Recorded data:
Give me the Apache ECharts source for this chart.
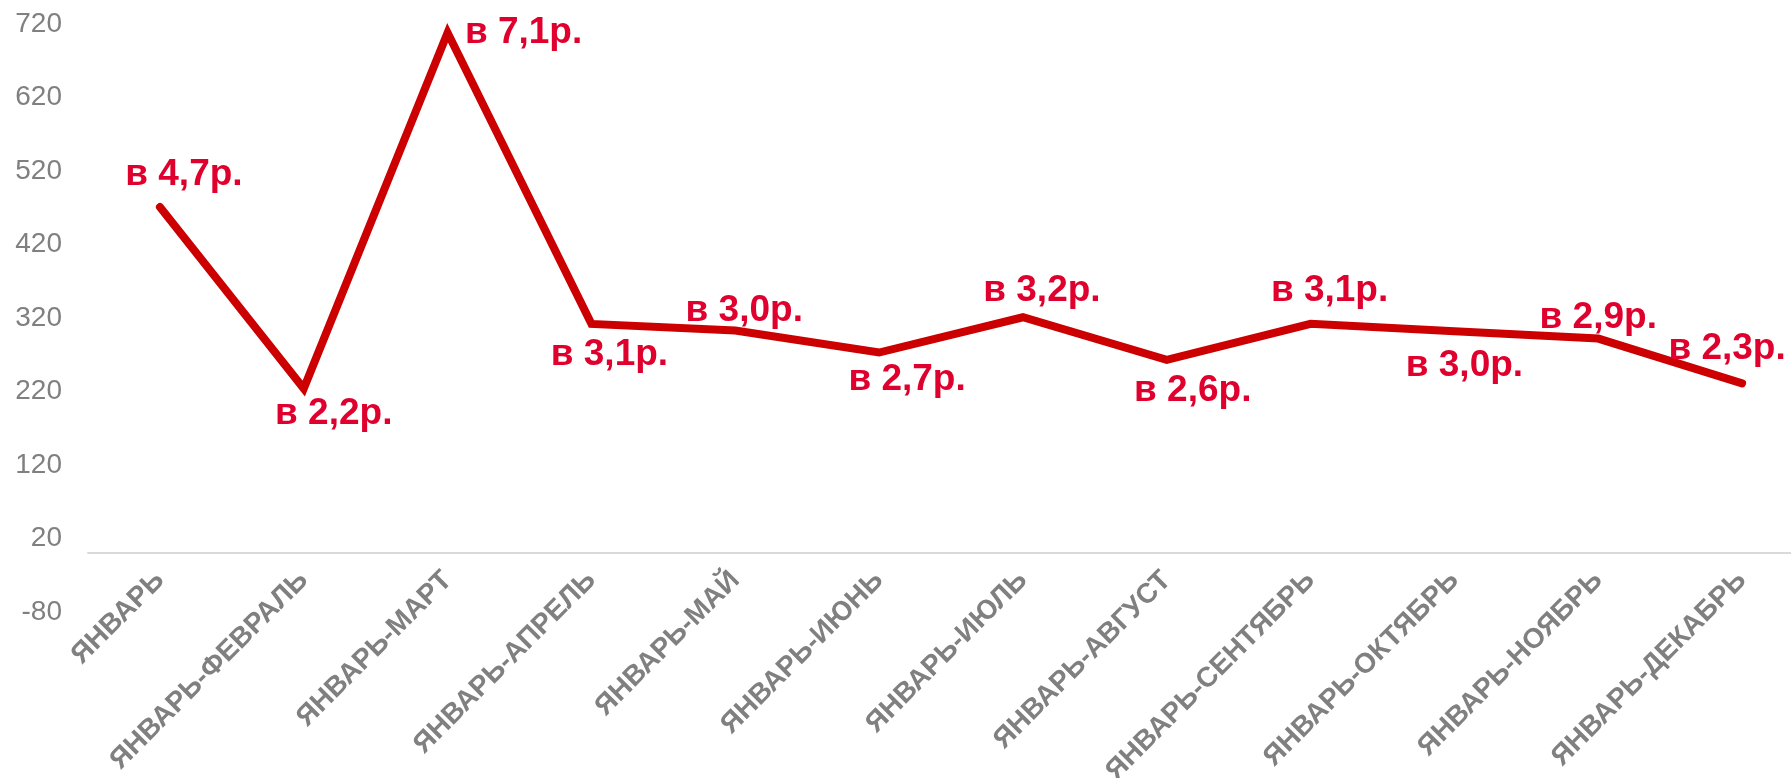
<!DOCTYPE html>
<html>
<head>
<meta charset="utf-8">
<script src="https://cdn.jsdelivr.net/npm/echarts@6/dist/echarts.min.js"></script>
<style>
html,body{margin:0;padding:0;background:#fff;}
#chart{width:1791px;height:778px;}
</style>
</head>
<body>
<div id="chart"></div>
<script>
const categories = ['ЯНВАРЬ','ЯНВАРЬ-ФЕВРАЛЬ','ЯНВАРЬ-МАРТ','ЯНВАРЬ-АПРЕЛЬ','ЯНВАРЬ-МАЙ','ЯНВАРЬ-ИЮНЬ','ЯНВАРЬ-ИЮЛЬ','ЯНВАРЬ-АВГУСТ','ЯНВАРЬ-СЕНТЯБРЬ','ЯНВАРЬ-ОКТЯБРЬ','ЯНВАРЬ-НОЯБРЬ','ЯНВАРЬ-ДЕКАБРЬ'];
const values = [471, 224, 708, 312, 303, 273, 321, 263, 312, 302, 292, 231];
const ratioLabels = ['в 4,7р.','в 2,2р.','в 7,1р.','в 3,1р.','в 3,0р.','в 2,7р.','в 3,2р.','в 2,6р.','в 3,1р.','в 3,0р.','в 2,9р.','в 2,3р.'];
const yMin = -80, yMax = 720, yStep = 100;

// label placement offsets (layout only)
const labelOffsets = [[24,-32],[30,25],[76,0],[18,31],[9,-20],[28,27],[19,-26],[26,31],[19,-33],[10,35],[0,-21],[-15,-35]];

const seriesData = values.map((v, i) => ({
  value: v,
  label: { offset: labelOffsets[i], formatter: ratioLabels[i] }
}));

const chart = echarts.init(document.getElementById('chart'));
chart.setOption({
  animation: false,
  grid: { left: 88, width: 1726, top: 24, bottom: 166, containLabel: false, outerBoundsMode: 'none' },
  xAxis: {
    type: 'category',
    data: categories,
    boundaryGap: true,
    axisLine: { onZero: true, lineStyle: { color: '#d9d9d9', width: 2 } },
    axisTick: { show: false },
    axisLabel: {
      rotate: 45,
      interval: 0,
      margin: -36,
      color: '#808080',
      fontFamily: 'Liberation Sans, Arial, sans-serif',
      fontWeight: 'bold',
      fontSize: 28
    },
    splitLine: { show: false }
  },
  yAxis: {
    type: 'value',
    min: yMin,
    max: yMax,
    interval: yStep,
    axisLine: { show: false },
    axisTick: { show: false },
    splitLine: { show: false },
    axisLabel: {
      margin: 26,
      color: '#808080',
      fontFamily: 'Liberation Sans, Arial, sans-serif',
      fontSize: 28
    }
  },
  series: [{
    type: 'line',
    data: seriesData,
    symbol: 'circle',
    symbolSize: 2,
    showSymbol: true,
    itemStyle: { color: '#cc0000' },
    lineStyle: { color: '#cc0000', width: 8, cap: 'round', join: 'miter' },
    label: {
      show: true,
      position: 'inside',
      align: 'center',
      verticalAlign: 'middle',
      color: '#e0002d',
      fontFamily: 'Liberation Sans, Arial, sans-serif',
      fontWeight: 'bold',
      fontSize: 37
    }
  }]
});
</script>
</body>
</html>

Set exercise: Leave the images out, please, and restate each line word for word.

Answer to this exercise:
Give me the Apache ECharts source for this chart.
<!DOCTYPE html>
<html>
<head>
<meta charset="utf-8">
<script src="https://cdn.jsdelivr.net/npm/echarts@6/dist/echarts.min.js"></script>
<style>
html,body{margin:0;padding:0;background:#fff;}
#chart{width:1791px;height:778px;}
</style>
</head>
<body>
<div id="chart"></div>
<script>
const categories = ['ЯНВАРЬ','ЯНВАРЬ-ФЕВРАЛЬ','ЯНВАРЬ-МАРТ','ЯНВАРЬ-АПРЕЛЬ','ЯНВАРЬ-МАЙ','ЯНВАРЬ-ИЮНЬ','ЯНВАРЬ-ИЮЛЬ','ЯНВАРЬ-АВГУСТ','ЯНВАРЬ-СЕНТЯБРЬ','ЯНВАРЬ-ОКТЯБРЬ','ЯНВАРЬ-НОЯБРЬ','ЯНВАРЬ-ДЕКАБРЬ'];
const values = [471, 224, 708, 312, 303, 273, 321, 263, 312, 302, 292, 231];
const ratioLabels = ['в 4,7р.','в 2,2р.','в 7,1р.','в 3,1р.','в 3,0р.','в 2,7р.','в 3,2р.','в 2,6р.','в 3,1р.','в 3,0р.','в 2,9р.','в 2,3р.'];
const yMin = -80, yMax = 720, yStep = 100;

// label placement offsets (layout only)
const labelOffsets = [[24,-32],[30,25],[76,0],[18,31],[9,-20],[28,27],[19,-26],[26,31],[19,-33],[10,35],[0,-21],[-15,-35]];

const seriesData = values.map((v, i) => ({
  value: v,
  label: { offset: labelOffsets[i], formatter: ratioLabels[i] }
}));

const chart = echarts.init(document.getElementById('chart'));
chart.setOption({
  animation: false,
  grid: { left: 88, width: 1726, top: 24, bottom: 166, containLabel: false, outerBoundsMode: 'none' },
  xAxis: {
    type: 'category',
    data: categories,
    boundaryGap: true,
    axisLine: { onZero: true, lineStyle: { color: '#d9d9d9', width: 2 } },
    axisTick: { show: false },
    axisLabel: {
      rotate: 45,
      interval: 0,
      margin: -36,
      color: '#808080',
      fontFamily: 'Liberation Sans, Arial, sans-serif',
      fontWeight: 'bold',
      fontSize: 28
    },
    splitLine: { show: false }
  },
  yAxis: {
    type: 'value',
    min: yMin,
    max: yMax,
    interval: yStep,
    axisLine: { show: false },
    axisTick: { show: false },
    splitLine: { show: false },
    axisLabel: {
      margin: 26,
      color: '#808080',
      fontFamily: 'Liberation Sans, Arial, sans-serif',
      fontSize: 28
    }
  },
  series: [{
    type: 'line',
    data: seriesData,
    symbol: 'circle',
    symbolSize: 2,
    showSymbol: true,
    itemStyle: { color: '#cc0000' },
    lineStyle: { color: '#cc0000', width: 8, cap: 'round', join: 'miter' },
    label: {
      show: true,
      position: 'inside',
      align: 'center',
      verticalAlign: 'middle',
      color: '#e0002d',
      fontFamily: 'Liberation Sans, Arial, sans-serif',
      fontWeight: 'bold',
      fontSize: 37
    }
  }]
});
</script>
</body>
</html>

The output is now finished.